Written request — Check each line of the listing, and copy it if it contains the word "that".

◆ ◆ ◆

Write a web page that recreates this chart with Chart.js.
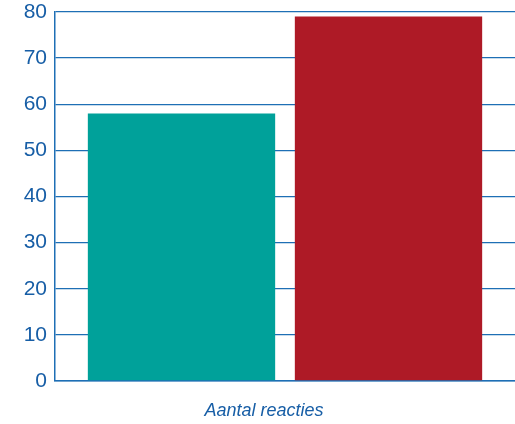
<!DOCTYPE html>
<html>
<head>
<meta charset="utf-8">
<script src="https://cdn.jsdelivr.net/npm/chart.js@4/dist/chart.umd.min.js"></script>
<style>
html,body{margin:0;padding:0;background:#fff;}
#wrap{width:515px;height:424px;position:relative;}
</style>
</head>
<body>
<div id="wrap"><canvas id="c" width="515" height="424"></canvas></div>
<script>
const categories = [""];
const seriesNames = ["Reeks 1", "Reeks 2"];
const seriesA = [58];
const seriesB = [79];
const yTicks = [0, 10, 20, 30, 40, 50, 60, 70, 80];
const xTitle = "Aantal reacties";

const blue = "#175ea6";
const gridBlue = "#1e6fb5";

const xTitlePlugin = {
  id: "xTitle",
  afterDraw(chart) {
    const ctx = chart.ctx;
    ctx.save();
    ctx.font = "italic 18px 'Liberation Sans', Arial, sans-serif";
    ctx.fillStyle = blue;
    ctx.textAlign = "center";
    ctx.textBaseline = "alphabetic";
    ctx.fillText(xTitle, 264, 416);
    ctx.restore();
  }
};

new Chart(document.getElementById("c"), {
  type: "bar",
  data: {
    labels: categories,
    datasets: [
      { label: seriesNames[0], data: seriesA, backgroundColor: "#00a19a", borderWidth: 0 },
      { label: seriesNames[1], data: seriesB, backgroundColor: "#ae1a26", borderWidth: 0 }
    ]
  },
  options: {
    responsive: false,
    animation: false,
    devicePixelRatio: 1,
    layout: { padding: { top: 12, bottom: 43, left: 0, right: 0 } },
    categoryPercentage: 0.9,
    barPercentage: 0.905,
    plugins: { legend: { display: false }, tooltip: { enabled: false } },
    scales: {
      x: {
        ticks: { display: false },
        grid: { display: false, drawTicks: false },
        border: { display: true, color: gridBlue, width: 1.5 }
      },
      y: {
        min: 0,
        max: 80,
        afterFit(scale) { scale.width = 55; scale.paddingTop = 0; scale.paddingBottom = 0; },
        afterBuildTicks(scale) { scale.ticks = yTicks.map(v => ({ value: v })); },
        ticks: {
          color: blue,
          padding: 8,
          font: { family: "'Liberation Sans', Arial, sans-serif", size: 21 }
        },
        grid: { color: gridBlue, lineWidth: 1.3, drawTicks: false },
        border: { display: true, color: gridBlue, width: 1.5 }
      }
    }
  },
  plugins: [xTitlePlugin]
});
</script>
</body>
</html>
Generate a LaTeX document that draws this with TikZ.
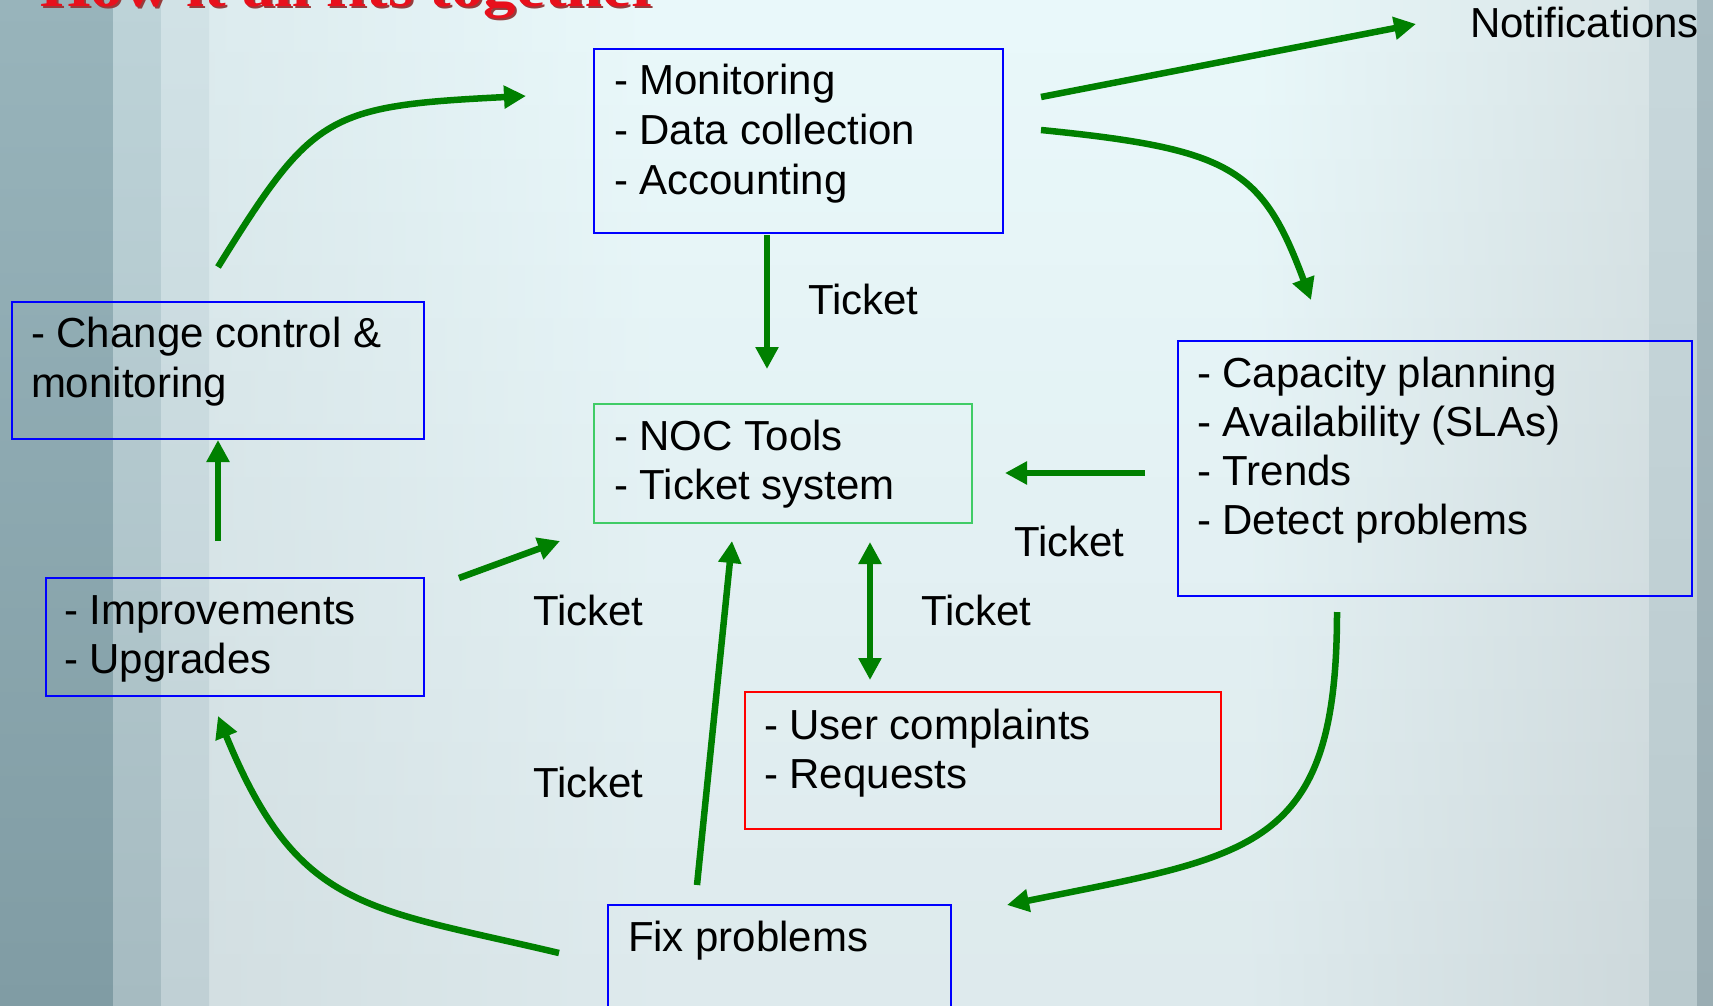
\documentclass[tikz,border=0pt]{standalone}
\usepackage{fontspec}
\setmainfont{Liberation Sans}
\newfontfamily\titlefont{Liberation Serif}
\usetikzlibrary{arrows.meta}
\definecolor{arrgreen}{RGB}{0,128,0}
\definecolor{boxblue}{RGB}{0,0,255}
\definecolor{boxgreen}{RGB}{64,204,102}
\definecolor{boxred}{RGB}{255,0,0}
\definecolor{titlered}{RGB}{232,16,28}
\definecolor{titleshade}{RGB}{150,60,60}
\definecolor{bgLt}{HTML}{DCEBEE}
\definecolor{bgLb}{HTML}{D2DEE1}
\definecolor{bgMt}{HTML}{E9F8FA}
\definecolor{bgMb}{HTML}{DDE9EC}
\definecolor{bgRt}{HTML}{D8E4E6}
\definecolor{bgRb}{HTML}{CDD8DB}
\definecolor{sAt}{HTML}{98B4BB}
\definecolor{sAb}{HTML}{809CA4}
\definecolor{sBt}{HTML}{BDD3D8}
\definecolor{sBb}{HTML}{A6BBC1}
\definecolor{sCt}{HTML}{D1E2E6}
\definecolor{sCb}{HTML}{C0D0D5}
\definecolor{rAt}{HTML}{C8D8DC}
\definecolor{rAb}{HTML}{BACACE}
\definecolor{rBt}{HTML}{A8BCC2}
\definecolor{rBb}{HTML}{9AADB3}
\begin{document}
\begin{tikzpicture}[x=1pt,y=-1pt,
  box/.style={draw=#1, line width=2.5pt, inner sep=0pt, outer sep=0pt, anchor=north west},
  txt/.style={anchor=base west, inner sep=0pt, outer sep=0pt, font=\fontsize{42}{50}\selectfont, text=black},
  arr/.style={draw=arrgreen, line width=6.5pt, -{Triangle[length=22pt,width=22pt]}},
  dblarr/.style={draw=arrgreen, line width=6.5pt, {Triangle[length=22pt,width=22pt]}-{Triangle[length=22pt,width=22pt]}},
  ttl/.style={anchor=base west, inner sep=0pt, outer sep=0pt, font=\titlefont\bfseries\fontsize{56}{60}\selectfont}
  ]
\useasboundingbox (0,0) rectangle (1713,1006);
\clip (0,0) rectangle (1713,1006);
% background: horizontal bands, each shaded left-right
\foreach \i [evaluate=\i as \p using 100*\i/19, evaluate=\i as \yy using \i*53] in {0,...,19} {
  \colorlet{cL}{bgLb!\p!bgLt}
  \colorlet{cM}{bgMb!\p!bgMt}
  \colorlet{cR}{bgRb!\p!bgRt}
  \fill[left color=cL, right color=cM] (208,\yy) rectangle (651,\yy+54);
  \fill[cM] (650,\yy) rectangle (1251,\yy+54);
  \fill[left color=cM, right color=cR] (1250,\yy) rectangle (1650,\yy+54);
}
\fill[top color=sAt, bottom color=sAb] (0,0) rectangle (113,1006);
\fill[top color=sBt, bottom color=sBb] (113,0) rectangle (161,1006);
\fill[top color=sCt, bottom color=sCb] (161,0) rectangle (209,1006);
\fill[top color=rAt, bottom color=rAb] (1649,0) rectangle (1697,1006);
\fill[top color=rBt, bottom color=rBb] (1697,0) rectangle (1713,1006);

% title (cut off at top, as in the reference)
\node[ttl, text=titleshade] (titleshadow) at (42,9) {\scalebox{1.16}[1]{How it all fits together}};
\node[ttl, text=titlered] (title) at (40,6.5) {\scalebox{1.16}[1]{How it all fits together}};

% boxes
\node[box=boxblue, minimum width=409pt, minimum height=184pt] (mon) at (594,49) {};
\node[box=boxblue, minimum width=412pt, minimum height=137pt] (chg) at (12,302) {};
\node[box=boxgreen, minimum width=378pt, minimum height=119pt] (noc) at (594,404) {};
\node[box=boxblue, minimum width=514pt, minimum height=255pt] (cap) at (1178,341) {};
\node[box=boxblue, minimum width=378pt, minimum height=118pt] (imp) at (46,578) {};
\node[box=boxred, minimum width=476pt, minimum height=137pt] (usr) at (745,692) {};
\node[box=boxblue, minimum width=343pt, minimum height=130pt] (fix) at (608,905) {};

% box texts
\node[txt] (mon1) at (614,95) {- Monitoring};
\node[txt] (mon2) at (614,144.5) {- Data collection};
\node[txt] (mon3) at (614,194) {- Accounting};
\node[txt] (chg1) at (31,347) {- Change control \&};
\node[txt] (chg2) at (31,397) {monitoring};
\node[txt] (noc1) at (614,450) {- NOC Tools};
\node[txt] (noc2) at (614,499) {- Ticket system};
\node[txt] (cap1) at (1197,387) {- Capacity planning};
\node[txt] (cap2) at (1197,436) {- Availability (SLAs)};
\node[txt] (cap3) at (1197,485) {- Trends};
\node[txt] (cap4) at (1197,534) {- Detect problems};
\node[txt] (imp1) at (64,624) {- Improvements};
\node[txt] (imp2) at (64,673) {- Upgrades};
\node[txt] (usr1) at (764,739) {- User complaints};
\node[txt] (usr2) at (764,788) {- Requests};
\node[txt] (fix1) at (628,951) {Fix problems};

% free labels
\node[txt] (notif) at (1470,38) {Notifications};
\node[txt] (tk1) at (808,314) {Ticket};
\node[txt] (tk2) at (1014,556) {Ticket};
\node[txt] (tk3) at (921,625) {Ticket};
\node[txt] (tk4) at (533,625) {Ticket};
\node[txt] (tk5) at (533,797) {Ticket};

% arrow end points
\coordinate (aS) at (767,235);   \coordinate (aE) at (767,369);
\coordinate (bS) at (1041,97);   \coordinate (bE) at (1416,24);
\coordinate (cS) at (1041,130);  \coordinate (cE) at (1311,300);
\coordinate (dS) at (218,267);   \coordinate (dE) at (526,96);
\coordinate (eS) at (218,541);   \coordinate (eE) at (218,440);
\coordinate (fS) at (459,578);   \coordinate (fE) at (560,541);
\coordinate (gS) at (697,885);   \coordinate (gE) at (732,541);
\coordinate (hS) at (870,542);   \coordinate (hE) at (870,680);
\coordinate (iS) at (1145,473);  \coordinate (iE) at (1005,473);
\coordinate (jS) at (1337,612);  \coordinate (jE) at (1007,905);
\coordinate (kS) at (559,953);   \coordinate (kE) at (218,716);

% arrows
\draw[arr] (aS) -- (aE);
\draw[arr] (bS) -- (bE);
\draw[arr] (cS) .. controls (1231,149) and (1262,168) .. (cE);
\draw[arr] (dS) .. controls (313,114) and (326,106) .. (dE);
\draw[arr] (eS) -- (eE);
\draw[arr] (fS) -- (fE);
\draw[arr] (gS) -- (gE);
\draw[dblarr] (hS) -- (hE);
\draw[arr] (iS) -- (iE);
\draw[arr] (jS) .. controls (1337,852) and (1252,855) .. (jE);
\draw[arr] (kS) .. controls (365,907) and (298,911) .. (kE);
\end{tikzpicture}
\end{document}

◆ ◆ ◆

Result —
Write a web page that recreates this chart with Chart.js.
Generate a LaTeX document that draws this with TikZ.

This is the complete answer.